## Start DATA SHOWN

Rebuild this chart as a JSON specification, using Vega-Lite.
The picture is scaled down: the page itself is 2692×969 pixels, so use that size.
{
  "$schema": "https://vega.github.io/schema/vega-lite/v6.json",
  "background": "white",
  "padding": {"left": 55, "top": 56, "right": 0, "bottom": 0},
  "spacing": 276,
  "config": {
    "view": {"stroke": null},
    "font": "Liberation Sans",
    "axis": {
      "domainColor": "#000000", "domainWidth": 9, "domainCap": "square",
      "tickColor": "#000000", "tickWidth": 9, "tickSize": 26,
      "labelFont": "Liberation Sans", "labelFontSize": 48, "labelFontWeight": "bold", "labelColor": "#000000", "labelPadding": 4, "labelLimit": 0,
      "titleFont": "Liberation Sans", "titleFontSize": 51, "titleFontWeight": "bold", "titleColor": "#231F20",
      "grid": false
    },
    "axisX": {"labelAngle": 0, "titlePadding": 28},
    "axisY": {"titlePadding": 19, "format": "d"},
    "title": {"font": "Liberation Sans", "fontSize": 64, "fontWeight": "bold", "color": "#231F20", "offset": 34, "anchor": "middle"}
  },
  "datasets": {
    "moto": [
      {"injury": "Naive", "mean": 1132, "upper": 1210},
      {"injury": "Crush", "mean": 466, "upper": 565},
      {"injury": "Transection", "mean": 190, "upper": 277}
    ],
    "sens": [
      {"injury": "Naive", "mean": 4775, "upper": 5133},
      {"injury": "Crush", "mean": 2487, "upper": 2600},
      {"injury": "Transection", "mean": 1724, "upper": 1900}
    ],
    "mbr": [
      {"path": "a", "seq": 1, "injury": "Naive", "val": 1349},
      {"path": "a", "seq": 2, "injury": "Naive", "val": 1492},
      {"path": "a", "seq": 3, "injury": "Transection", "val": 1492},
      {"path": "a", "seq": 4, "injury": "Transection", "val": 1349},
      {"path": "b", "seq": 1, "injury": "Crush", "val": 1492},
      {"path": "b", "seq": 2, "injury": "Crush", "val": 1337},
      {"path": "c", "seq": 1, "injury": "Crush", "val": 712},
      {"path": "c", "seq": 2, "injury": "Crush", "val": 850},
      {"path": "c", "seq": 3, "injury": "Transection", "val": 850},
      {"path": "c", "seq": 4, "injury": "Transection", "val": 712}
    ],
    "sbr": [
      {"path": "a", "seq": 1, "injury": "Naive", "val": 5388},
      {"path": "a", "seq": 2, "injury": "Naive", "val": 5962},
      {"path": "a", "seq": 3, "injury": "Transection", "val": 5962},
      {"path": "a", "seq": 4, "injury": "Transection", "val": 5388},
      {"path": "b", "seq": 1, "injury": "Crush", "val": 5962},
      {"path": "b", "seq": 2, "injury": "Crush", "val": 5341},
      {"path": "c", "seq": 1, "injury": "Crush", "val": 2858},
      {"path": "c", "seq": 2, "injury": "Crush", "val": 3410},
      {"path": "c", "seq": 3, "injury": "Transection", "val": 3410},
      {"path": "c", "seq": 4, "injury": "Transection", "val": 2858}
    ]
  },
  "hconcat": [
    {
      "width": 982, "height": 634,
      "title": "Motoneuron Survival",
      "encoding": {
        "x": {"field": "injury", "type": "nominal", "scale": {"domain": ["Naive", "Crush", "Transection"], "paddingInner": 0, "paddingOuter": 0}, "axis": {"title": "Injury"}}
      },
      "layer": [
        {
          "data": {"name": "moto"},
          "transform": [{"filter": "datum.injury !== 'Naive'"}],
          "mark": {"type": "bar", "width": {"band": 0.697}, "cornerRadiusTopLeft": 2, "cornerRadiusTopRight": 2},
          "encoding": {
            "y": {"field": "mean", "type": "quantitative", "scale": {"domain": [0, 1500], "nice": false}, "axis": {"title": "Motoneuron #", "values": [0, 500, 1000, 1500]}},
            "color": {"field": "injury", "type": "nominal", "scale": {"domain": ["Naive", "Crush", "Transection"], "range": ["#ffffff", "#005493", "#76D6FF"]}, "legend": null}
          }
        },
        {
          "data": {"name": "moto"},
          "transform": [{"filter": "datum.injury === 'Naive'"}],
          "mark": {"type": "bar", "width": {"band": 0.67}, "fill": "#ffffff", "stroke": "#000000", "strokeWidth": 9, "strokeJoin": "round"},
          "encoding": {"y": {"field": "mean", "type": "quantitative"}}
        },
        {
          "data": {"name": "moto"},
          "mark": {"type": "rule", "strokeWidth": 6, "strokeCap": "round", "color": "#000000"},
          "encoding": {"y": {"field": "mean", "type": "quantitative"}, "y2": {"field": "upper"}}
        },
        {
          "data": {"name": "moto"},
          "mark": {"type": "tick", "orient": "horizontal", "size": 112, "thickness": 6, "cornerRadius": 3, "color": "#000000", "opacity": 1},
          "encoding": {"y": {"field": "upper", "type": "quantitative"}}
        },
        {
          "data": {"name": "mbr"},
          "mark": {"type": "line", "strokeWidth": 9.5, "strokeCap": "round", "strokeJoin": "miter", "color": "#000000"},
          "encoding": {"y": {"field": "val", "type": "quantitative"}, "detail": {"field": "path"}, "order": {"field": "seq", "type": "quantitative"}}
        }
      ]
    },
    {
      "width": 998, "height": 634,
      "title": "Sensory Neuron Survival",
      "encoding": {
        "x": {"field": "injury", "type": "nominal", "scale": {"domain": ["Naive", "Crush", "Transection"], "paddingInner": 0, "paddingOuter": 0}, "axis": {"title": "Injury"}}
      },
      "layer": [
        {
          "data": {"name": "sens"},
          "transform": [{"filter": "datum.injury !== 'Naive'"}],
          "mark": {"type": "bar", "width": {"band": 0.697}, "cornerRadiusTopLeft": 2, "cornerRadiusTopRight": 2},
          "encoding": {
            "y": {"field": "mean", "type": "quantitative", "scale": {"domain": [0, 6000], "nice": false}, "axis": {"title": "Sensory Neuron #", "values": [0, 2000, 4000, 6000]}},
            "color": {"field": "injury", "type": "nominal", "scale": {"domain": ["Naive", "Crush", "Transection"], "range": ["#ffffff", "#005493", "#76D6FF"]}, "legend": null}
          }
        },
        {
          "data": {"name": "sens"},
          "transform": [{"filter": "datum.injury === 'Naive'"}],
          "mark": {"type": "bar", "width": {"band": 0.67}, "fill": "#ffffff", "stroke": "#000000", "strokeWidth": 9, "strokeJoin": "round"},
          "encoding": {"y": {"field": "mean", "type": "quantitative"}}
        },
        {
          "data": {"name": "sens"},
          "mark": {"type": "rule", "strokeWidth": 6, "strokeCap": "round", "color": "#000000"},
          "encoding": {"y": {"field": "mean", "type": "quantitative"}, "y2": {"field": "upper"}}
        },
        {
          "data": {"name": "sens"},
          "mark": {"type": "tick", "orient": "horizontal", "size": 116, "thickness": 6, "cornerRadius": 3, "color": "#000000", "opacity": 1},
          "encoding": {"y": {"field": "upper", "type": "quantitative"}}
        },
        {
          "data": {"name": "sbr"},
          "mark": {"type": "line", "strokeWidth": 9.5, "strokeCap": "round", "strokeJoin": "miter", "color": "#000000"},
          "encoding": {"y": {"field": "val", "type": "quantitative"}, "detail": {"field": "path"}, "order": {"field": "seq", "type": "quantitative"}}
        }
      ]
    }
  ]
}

## End DATA SHOWN

WORK REQUIRED: Transcribe the material above in its entirety. Match it exactly.

RESULT OF THE TASK:
Rebuild this chart as a JSON specification, using Vega-Lite.
The picture is scaled down: the page itself is 2692×969 pixels, so use that size.
{
  "$schema": "https://vega.github.io/schema/vega-lite/v6.json",
  "background": "white",
  "padding": {"left": 55, "top": 56, "right": 0, "bottom": 0},
  "spacing": 276,
  "config": {
    "view": {"stroke": null},
    "font": "Liberation Sans",
    "axis": {
      "domainColor": "#000000", "domainWidth": 9, "domainCap": "square",
      "tickColor": "#000000", "tickWidth": 9, "tickSize": 26,
      "labelFont": "Liberation Sans", "labelFontSize": 48, "labelFontWeight": "bold", "labelColor": "#000000", "labelPadding": 4, "labelLimit": 0,
      "titleFont": "Liberation Sans", "titleFontSize": 51, "titleFontWeight": "bold", "titleColor": "#231F20",
      "grid": false
    },
    "axisX": {"labelAngle": 0, "titlePadding": 28},
    "axisY": {"titlePadding": 19, "format": "d"},
    "title": {"font": "Liberation Sans", "fontSize": 64, "fontWeight": "bold", "color": "#231F20", "offset": 34, "anchor": "middle"}
  },
  "datasets": {
    "moto": [
      {"injury": "Naive", "mean": 1132, "upper": 1210},
      {"injury": "Crush", "mean": 466, "upper": 565},
      {"injury": "Transection", "mean": 190, "upper": 277}
    ],
    "sens": [
      {"injury": "Naive", "mean": 4775, "upper": 5133},
      {"injury": "Crush", "mean": 2487, "upper": 2600},
      {"injury": "Transection", "mean": 1724, "upper": 1900}
    ],
    "mbr": [
      {"path": "a", "seq": 1, "injury": "Naive", "val": 1349},
      {"path": "a", "seq": 2, "injury": "Naive", "val": 1492},
      {"path": "a", "seq": 3, "injury": "Transection", "val": 1492},
      {"path": "a", "seq": 4, "injury": "Transection", "val": 1349},
      {"path": "b", "seq": 1, "injury": "Crush", "val": 1492},
      {"path": "b", "seq": 2, "injury": "Crush", "val": 1337},
      {"path": "c", "seq": 1, "injury": "Crush", "val": 712},
      {"path": "c", "seq": 2, "injury": "Crush", "val": 850},
      {"path": "c", "seq": 3, "injury": "Transection", "val": 850},
      {"path": "c", "seq": 4, "injury": "Transection", "val": 712}
    ],
    "sbr": [
      {"path": "a", "seq": 1, "injury": "Naive", "val": 5388},
      {"path": "a", "seq": 2, "injury": "Naive", "val": 5962},
      {"path": "a", "seq": 3, "injury": "Transection", "val": 5962},
      {"path": "a", "seq": 4, "injury": "Transection", "val": 5388},
      {"path": "b", "seq": 1, "injury": "Crush", "val": 5962},
      {"path": "b", "seq": 2, "injury": "Crush", "val": 5341},
      {"path": "c", "seq": 1, "injury": "Crush", "val": 2858},
      {"path": "c", "seq": 2, "injury": "Crush", "val": 3410},
      {"path": "c", "seq": 3, "injury": "Transection", "val": 3410},
      {"path": "c", "seq": 4, "injury": "Transection", "val": 2858}
    ]
  },
  "hconcat": [
    {
      "width": 982, "height": 634,
      "title": "Motoneuron Survival",
      "encoding": {
        "x": {"field": "injury", "type": "nominal", "scale": {"domain": ["Naive", "Crush", "Transection"], "paddingInner": 0, "paddingOuter": 0}, "axis": {"title": "Injury"}}
      },
      "layer": [
        {
          "data": {"name": "moto"},
          "transform": [{"filter": "datum.injury !== 'Naive'"}],
          "mark": {"type": "bar", "width": {"band": 0.697}, "cornerRadiusTopLeft": 2, "cornerRadiusTopRight": 2},
          "encoding": {
            "y": {"field": "mean", "type": "quantitative", "scale": {"domain": [0, 1500], "nice": false}, "axis": {"title": "Motoneuron #", "values": [0, 500, 1000, 1500]}},
            "color": {"field": "injury", "type": "nominal", "scale": {"domain": ["Naive", "Crush", "Transection"], "range": ["#ffffff", "#005493", "#76D6FF"]}, "legend": null}
          }
        },
        {
          "data": {"name": "moto"},
          "transform": [{"filter": "datum.injury === 'Naive'"}],
          "mark": {"type": "bar", "width": {"band": 0.67}, "fill": "#ffffff", "stroke": "#000000", "strokeWidth": 9, "strokeJoin": "round"},
          "encoding": {"y": {"field": "mean", "type": "quantitative"}}
        },
        {
          "data": {"name": "moto"},
          "mark": {"type": "rule", "strokeWidth": 6, "strokeCap": "round", "color": "#000000"},
          "encoding": {"y": {"field": "mean", "type": "quantitative"}, "y2": {"field": "upper"}}
        },
        {
          "data": {"name": "moto"},
          "mark": {"type": "tick", "orient": "horizontal", "size": 112, "thickness": 6, "cornerRadius": 3, "color": "#000000", "opacity": 1},
          "encoding": {"y": {"field": "upper", "type": "quantitative"}}
        },
        {
          "data": {"name": "mbr"},
          "mark": {"type": "line", "strokeWidth": 9.5, "strokeCap": "round", "strokeJoin": "miter", "color": "#000000"},
          "encoding": {"y": {"field": "val", "type": "quantitative"}, "detail": {"field": "path"}, "order": {"field": "seq", "type": "quantitative"}}
        }
      ]
    },
    {
      "width": 998, "height": 634,
      "title": "Sensory Neuron Survival",
      "encoding": {
        "x": {"field": "injury", "type": "nominal", "scale": {"domain": ["Naive", "Crush", "Transection"], "paddingInner": 0, "paddingOuter": 0}, "axis": {"title": "Injury"}}
      },
      "layer": [
        {
          "data": {"name": "sens"},
          "transform": [{"filter": "datum.injury !== 'Naive'"}],
          "mark": {"type": "bar", "width": {"band": 0.697}, "cornerRadiusTopLeft": 2, "cornerRadiusTopRight": 2},
          "encoding": {
            "y": {"field": "mean", "type": "quantitative", "scale": {"domain": [0, 6000], "nice": false}, "axis": {"title": "Sensory Neuron #", "values": [0, 2000, 4000, 6000]}},
            "color": {"field": "injury", "type": "nominal", "scale": {"domain": ["Naive", "Crush", "Transection"], "range": ["#ffffff", "#005493", "#76D6FF"]}, "legend": null}
          }
        },
        {
          "data": {"name": "sens"},
          "transform": [{"filter": "datum.injury === 'Naive'"}],
          "mark": {"type": "bar", "width": {"band": 0.67}, "fill": "#ffffff", "stroke": "#000000", "strokeWidth": 9, "strokeJoin": "round"},
          "encoding": {"y": {"field": "mean", "type": "quantitative"}}
        },
        {
          "data": {"name": "sens"},
          "mark": {"type": "rule", "strokeWidth": 6, "strokeCap": "round", "color": "#000000"},
          "encoding": {"y": {"field": "mean", "type": "quantitative"}, "y2": {"field": "upper"}}
        },
        {
          "data": {"name": "sens"},
          "mark": {"type": "tick", "orient": "horizontal", "size": 116, "thickness": 6, "cornerRadius": 3, "color": "#000000", "opacity": 1},
          "encoding": {"y": {"field": "upper", "type": "quantitative"}}
        },
        {
          "data": {"name": "sbr"},
          "mark": {"type": "line", "strokeWidth": 9.5, "strokeCap": "round", "strokeJoin": "miter", "color": "#000000"},
          "encoding": {"y": {"field": "val", "type": "quantitative"}, "detail": {"field": "path"}, "order": {"field": "seq", "type": "quantitative"}}
        }
      ]
    }
  ]
}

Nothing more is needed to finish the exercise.